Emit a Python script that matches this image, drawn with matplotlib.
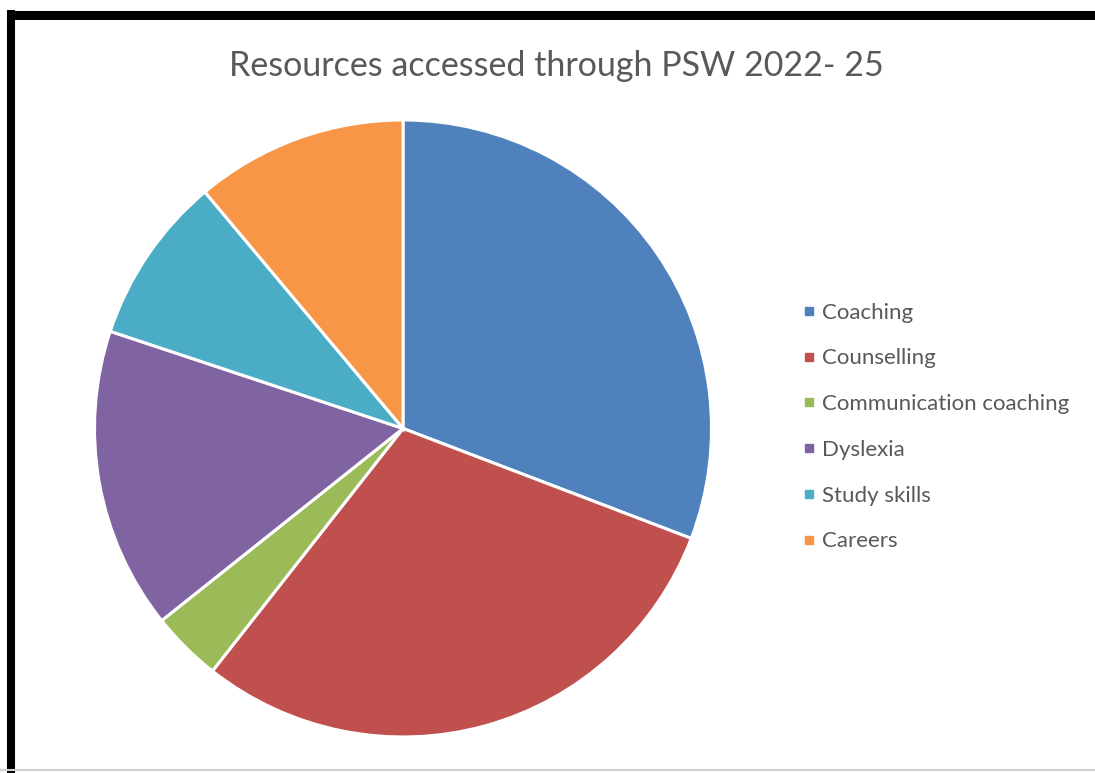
"""
Pie chart of resources accessed through PSW, 2022-25.
"""
import matplotlib.pyplot as plt
from matplotlib.lines import Line2D

OUTPUT = "out.png"

categories = ["Coaching", "Counselling", "Communication coaching",
              "Dyslexia", "Study skills", "Careers"]
shares = [30.8, 29.8, 3.7, 15.8, 8.8, 11.1]

# Office-style palette
COLORS = ["#4F81BD", "#C0504D", "#9BBB59", "#8064A2", "#4BACC6", "#F79646"]
TEXT_COLOR = "#595959"

plt.rcParams['font.family'] = ['Lato', 'DejaVu Sans']


def main():
    fig = plt.figure(figsize=(10.95, 7.73), dpi=100)
    fig.patch.set_facecolor("white")

    ax = fig.add_axes([0.0863, 0.0466, 0.5635, 0.7982])
    ax.pie(shares, colors=COLORS, startangle=90, counterclock=False,
           radius=1.0,
           wedgeprops=dict(edgecolor="white", linewidth=2.2))
    ax.set_xlim(-1.0, 1.0)
    ax.set_ylim(-1.0, 1.0)
    ax.set_aspect("equal")
    ax.axis("off")

    fig.text(0.5085, 0.915, "Resources accessed through PSW 2022- 25",
             ha="center", va="center", fontsize=24.5, color=TEXT_COLOR)

    handles = [Line2D([0], [0], marker="s", linestyle="none",
                      markersize=5.5, markerfacecolor=c, markeredgecolor=c)
               for c in COLORS]
    fig.legend(handles, categories, loc="center left",
               bbox_to_anchor=(0.7225, 0.4476), frameon=False,
               fontsize=16, labelcolor=TEXT_COLOR, handlelength=0.6,
               handletextpad=0.3, labelspacing=1.16, borderpad=0)

    # frame edges around the chart area
    fig.add_artist(Line2D([0.0064, 1.0], [0.9812, 0.9812], color="black",
                          linewidth=6.5, solid_capstyle="butt"))
    fig.add_artist(Line2D([0.0100, 0.0100], [0.0, 0.987], color="black",
                          linewidth=5.8, solid_capstyle="butt"))
    fig.add_artist(Line2D([0.0, 1.0], [0.0045, 0.0045], color="#d0d0d0",
                          linewidth=1.5))

    fig.savefig(OUTPUT, dpi=100)


if __name__ == "__main__":
    main()
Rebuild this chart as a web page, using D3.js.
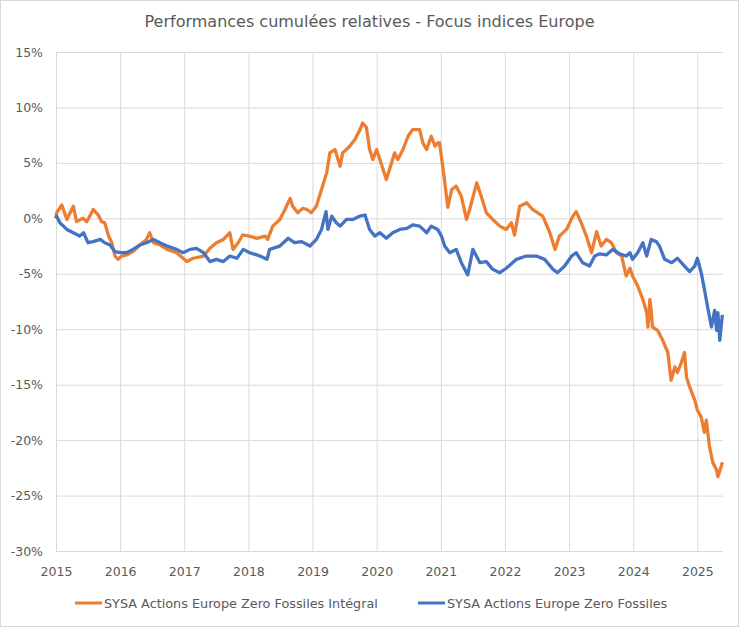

********************

(SET EXERCISE):
Would you reproduce the lines above, from the very first through the line containing "handletextpad=0.3, labelspacing=1.16, borderpad=0)", exactly and without the pictures?

(THE RESULT):
Emit a Python script that matches this image, drawn with matplotlib.
"""
Pie chart of resources accessed through PSW, 2022-25.
"""
import matplotlib.pyplot as plt
from matplotlib.lines import Line2D

OUTPUT = "out.png"

categories = ["Coaching", "Counselling", "Communication coaching",
              "Dyslexia", "Study skills", "Careers"]
shares = [30.8, 29.8, 3.7, 15.8, 8.8, 11.1]

# Office-style palette
COLORS = ["#4F81BD", "#C0504D", "#9BBB59", "#8064A2", "#4BACC6", "#F79646"]
TEXT_COLOR = "#595959"

plt.rcParams['font.family'] = ['Lato', 'DejaVu Sans']


def main():
    fig = plt.figure(figsize=(10.95, 7.73), dpi=100)
    fig.patch.set_facecolor("white")

    ax = fig.add_axes([0.0863, 0.0466, 0.5635, 0.7982])
    ax.pie(shares, colors=COLORS, startangle=90, counterclock=False,
           radius=1.0,
           wedgeprops=dict(edgecolor="white", linewidth=2.2))
    ax.set_xlim(-1.0, 1.0)
    ax.set_ylim(-1.0, 1.0)
    ax.set_aspect("equal")
    ax.axis("off")

    fig.text(0.5085, 0.915, "Resources accessed through PSW 2022- 25",
             ha="center", va="center", fontsize=24.5, color=TEXT_COLOR)

    handles = [Line2D([0], [0], marker="s", linestyle="none",
                      markersize=5.5, markerfacecolor=c, markeredgecolor=c)
               for c in COLORS]
    fig.legend(handles, categories, loc="center left",
               bbox_to_anchor=(0.7225, 0.4476), frameon=False,
               fontsize=16, labelcolor=TEXT_COLOR, handlelength=0.6,
               handletextpad=0.3, labelspacing=1.16, borderpad=0)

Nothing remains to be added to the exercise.